» Provided data
:::

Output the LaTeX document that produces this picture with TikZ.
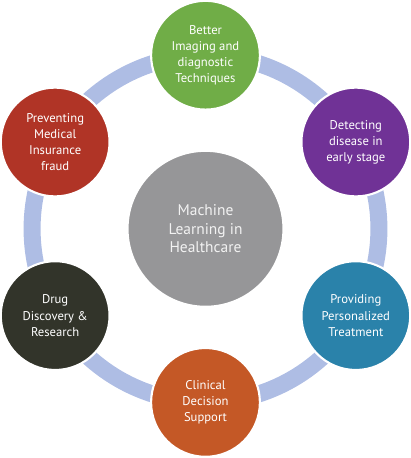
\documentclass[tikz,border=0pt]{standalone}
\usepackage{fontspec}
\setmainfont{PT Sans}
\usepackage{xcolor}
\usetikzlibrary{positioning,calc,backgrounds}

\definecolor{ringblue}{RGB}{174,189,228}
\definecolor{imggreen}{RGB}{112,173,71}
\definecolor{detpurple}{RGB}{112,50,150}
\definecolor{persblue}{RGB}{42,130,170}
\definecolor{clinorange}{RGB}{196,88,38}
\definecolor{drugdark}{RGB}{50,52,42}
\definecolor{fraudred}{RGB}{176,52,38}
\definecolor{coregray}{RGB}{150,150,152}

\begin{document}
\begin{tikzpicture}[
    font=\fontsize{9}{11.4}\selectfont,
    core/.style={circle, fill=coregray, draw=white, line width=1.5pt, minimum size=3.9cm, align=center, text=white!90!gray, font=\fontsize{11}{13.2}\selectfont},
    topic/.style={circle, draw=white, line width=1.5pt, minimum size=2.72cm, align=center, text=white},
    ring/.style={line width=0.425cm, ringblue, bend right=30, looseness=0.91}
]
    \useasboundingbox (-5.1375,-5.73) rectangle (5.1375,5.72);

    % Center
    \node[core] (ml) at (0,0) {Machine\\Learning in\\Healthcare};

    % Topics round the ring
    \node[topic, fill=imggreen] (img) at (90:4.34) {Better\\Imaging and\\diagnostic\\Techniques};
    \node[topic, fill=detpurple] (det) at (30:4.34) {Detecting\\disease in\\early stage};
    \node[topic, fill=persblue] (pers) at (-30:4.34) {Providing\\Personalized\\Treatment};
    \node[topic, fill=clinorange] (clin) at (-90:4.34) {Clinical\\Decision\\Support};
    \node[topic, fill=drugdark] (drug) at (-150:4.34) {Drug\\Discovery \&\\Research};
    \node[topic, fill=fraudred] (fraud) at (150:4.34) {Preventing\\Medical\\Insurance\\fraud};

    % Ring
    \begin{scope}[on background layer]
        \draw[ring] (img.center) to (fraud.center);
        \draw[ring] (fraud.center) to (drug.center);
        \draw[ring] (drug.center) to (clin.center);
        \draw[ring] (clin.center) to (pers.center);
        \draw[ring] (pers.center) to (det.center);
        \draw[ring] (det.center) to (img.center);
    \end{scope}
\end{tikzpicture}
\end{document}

:::

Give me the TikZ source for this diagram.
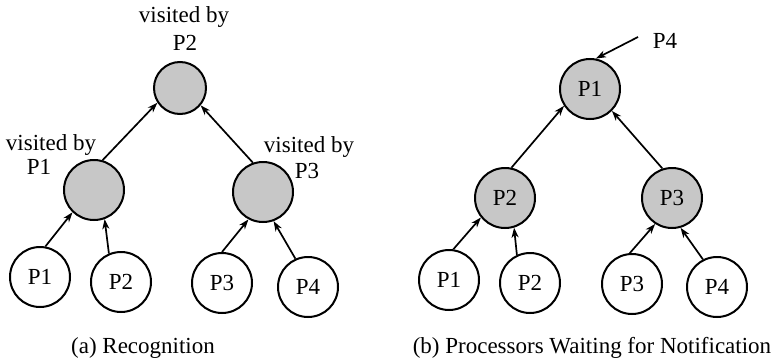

:::

» Work to do
Your task is to reproduce only the lines from the one with "Output the LaTeX" through the one with "fill=fraudred] (fraud) at", keeping both ends. Skip every picture.

» Reply
Output the LaTeX document that produces this picture with TikZ.
\documentclass[tikz,border=0pt]{standalone}
\usepackage{fontspec}
\setmainfont{PT Sans}
\usepackage{xcolor}
\usetikzlibrary{positioning,calc,backgrounds}

\definecolor{ringblue}{RGB}{174,189,228}
\definecolor{imggreen}{RGB}{112,173,71}
\definecolor{detpurple}{RGB}{112,50,150}
\definecolor{persblue}{RGB}{42,130,170}
\definecolor{clinorange}{RGB}{196,88,38}
\definecolor{drugdark}{RGB}{50,52,42}
\definecolor{fraudred}{RGB}{176,52,38}
\definecolor{coregray}{RGB}{150,150,152}

\begin{document}
\begin{tikzpicture}[
    font=\fontsize{9}{11.4}\selectfont,
    core/.style={circle, fill=coregray, draw=white, line width=1.5pt, minimum size=3.9cm, align=center, text=white!90!gray, font=\fontsize{11}{13.2}\selectfont},
    topic/.style={circle, draw=white, line width=1.5pt, minimum size=2.72cm, align=center, text=white},
    ring/.style={line width=0.425cm, ringblue, bend right=30, looseness=0.91}
]
    \useasboundingbox (-5.1375,-5.73) rectangle (5.1375,5.72);

    % Center
    \node[core] (ml) at (0,0) {Machine\\Learning in\\Healthcare};

    % Topics round the ring
    \node[topic, fill=imggreen] (img) at (90:4.34) {Better\\Imaging and\\diagnostic\\Techniques};
    \node[topic, fill=detpurple] (det) at (30:4.34) {Detecting\\disease in\\early stage};
    \node[topic, fill=persblue] (pers) at (-30:4.34) {Providing\\Personalized\\Treatment};
    \node[topic, fill=clinorange] (clin) at (-90:4.34) {Clinical\\Decision\\Support};
    \node[topic, fill=drugdark] (drug) at (-150:4.34) {Drug\\Discovery \&\\Research};
    \node[topic, fill=fraudred] (fraud) at (150:4.34) {Preventing\\Medical\\Insurance\\fraud};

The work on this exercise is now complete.